Friday, February 18, 2011
UI to receive part of $20 million grant for corn research
URBANA – The University of Illinois' Urbana campus will share in a $20 million USDA grant to study how to grow corn in a changing climate.
The U.S. Department of Agriculture's National Institute of Food and Agriculture has awarded a $20 million grant to nine Midwestern land-grant universities and two USDA Agricultural Research Service institutions.
About $680,000 goes to the UI, said Jennifer Shike, a communications specialist with the UI's College of Agricultural, Consumer and Environmental Sciences.

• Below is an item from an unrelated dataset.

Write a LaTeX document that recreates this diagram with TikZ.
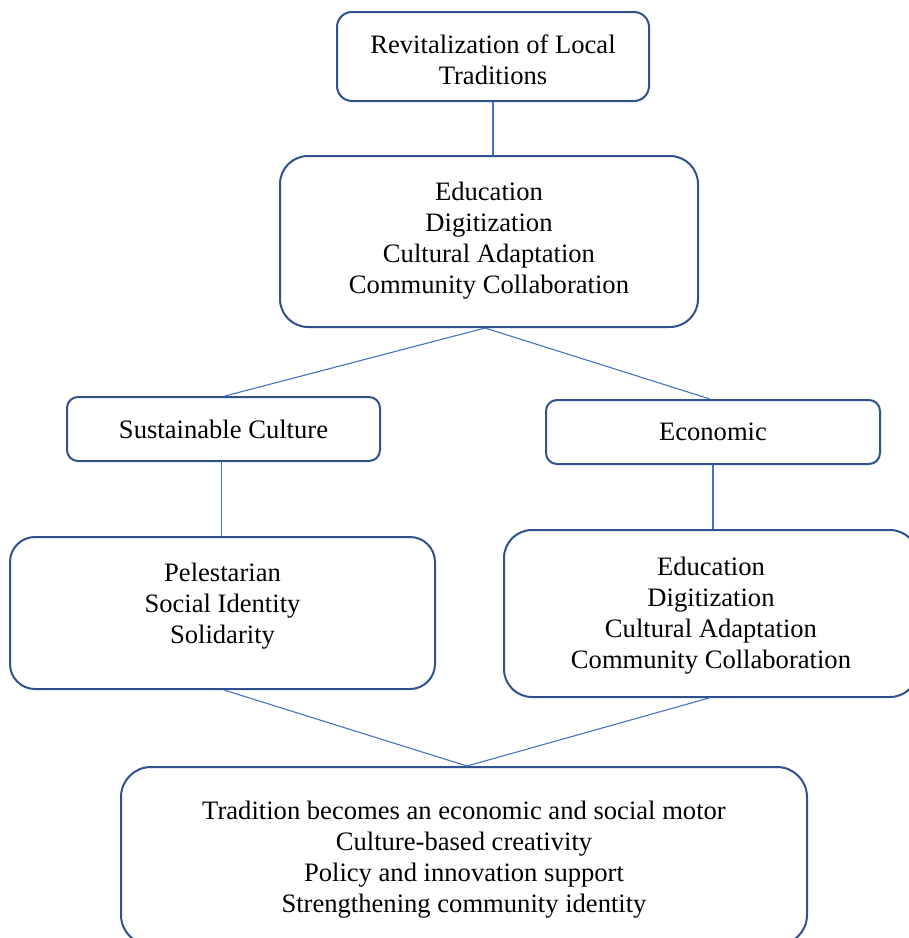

Iowa State University will be serving as the lead investigator. Collaborators also include Ohio State University, the University of Wisconsin, Purdue University, the University of Missouri, Lincoln University of Missouri, Michigan State University, the University of Minnesota, South Dakota State University and USDA facilities in Columbus and Coshocton, Ohio.
UI Department of Crop Science faculty members Emerson Nafziger and Maria Villamil will lead the UI's research efforts to collect and analyze data over the next five years.
The federal government has established long-term goals to reduce the use of energy, nitrogen and water by 10 percent and increase carbon sequestration by 15 percent through resilient agriculture and forest production systems.
Villamil said she couldn't predict that outcome but said her team will model future scenarios on outcomes such as global warming that could leave Illinois with a climate like that of Texas today.
Midwestern weather could "get a little complicated, with more extreme events and more frequent extreme weather events," she said.
Nafziger has been collecting such data for several years. His data will be used along with data from the other institutions.
Researchers will begin collecting data on carbon, nitrogen and water movement this spring from 21 research sites in eight states.
"We'll be creating a network to do multilevel, multi-institutional studies on older data and new to create scenarios based on change in climate, in order to create systems with less environmental impact, like greenhouse gases," Villamil said.
The region including the member institutions produces 8 billion bushels of corn, 64 percent of the annual harvest in the United States.
Special equipment will be used to monitor greenhouse gas emissions at many of the sites. The team will integrate field and climate data to create models and evaluate crop management practices, a press release noted.
"With this funding, we will be able to measure some things that we couldn't measure before," Nafziger said in a news release. He was out of town and unavailable for comment.